I cannot tell you how very loved I feel right now. Yesterday I had my friend shower. We had a better turn out than my family shower. Everyone who showed up was so lovely. The girls worked so hard on the shower. I wish I had pictures because everything was awesome. I collect pigs so they did a little piggy theme. There were pink balloons decorated like pig faces for decorations. The cake was pigs playing in a mud puddle. The veggies were cucumber pig snouts and carrot pig hooves. We also had bacon crack and pulled pork sammies. The favors were bottles of nail polish with a momma and baby pig charm and little tag that said “pamper your piggies”.
We played a bunch of fun games. And everyone filled out wishes for Amelia then they put them into a binder for me to take home. I held back tears when I saw the front of the binder…a pig with balloons tied around her so she could fly and it said “Dreams Do Come True!”
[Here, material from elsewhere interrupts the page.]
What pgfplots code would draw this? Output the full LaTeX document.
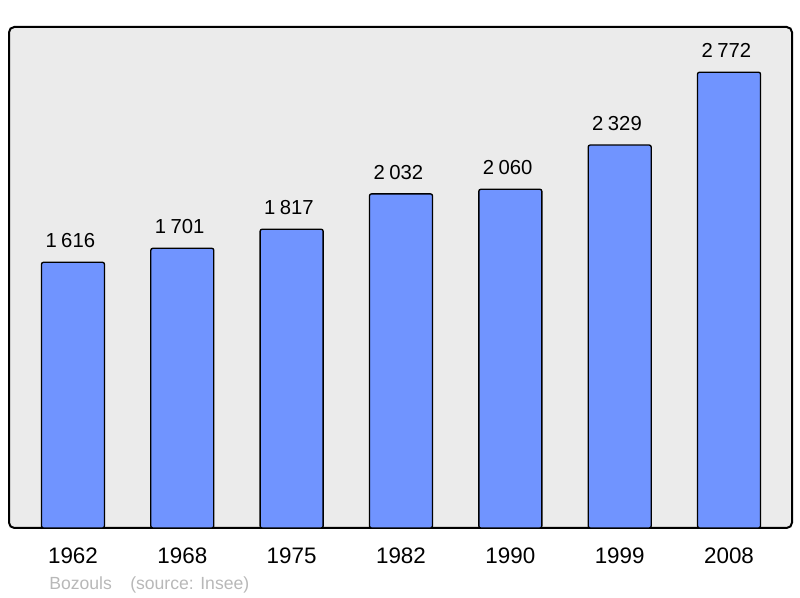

I feel so blessed to have made it this far. I’m pregnant after 8 years of TTC. I’m feeling my gorgeous girl move in my tummy as I type this. I’m so in love with her. My husband can’t keep his hands off my belly. He’s constantly rubbing it, kissing it, talking to Amelia, or reading to her. She loves her daddy’s voice. She wiggle dances while he talks to her. In about 8 more weeks I’ll get to hold my baby girl and kiss her little face. It’s still unbelievable to me that I beat infertility. And I have so many great friends, both in person and in this community, who love my baby girl and me. I’ve always been sure of this but I have been reminded again that family has nothing to do with blood.
Be well friends! I love you all very much!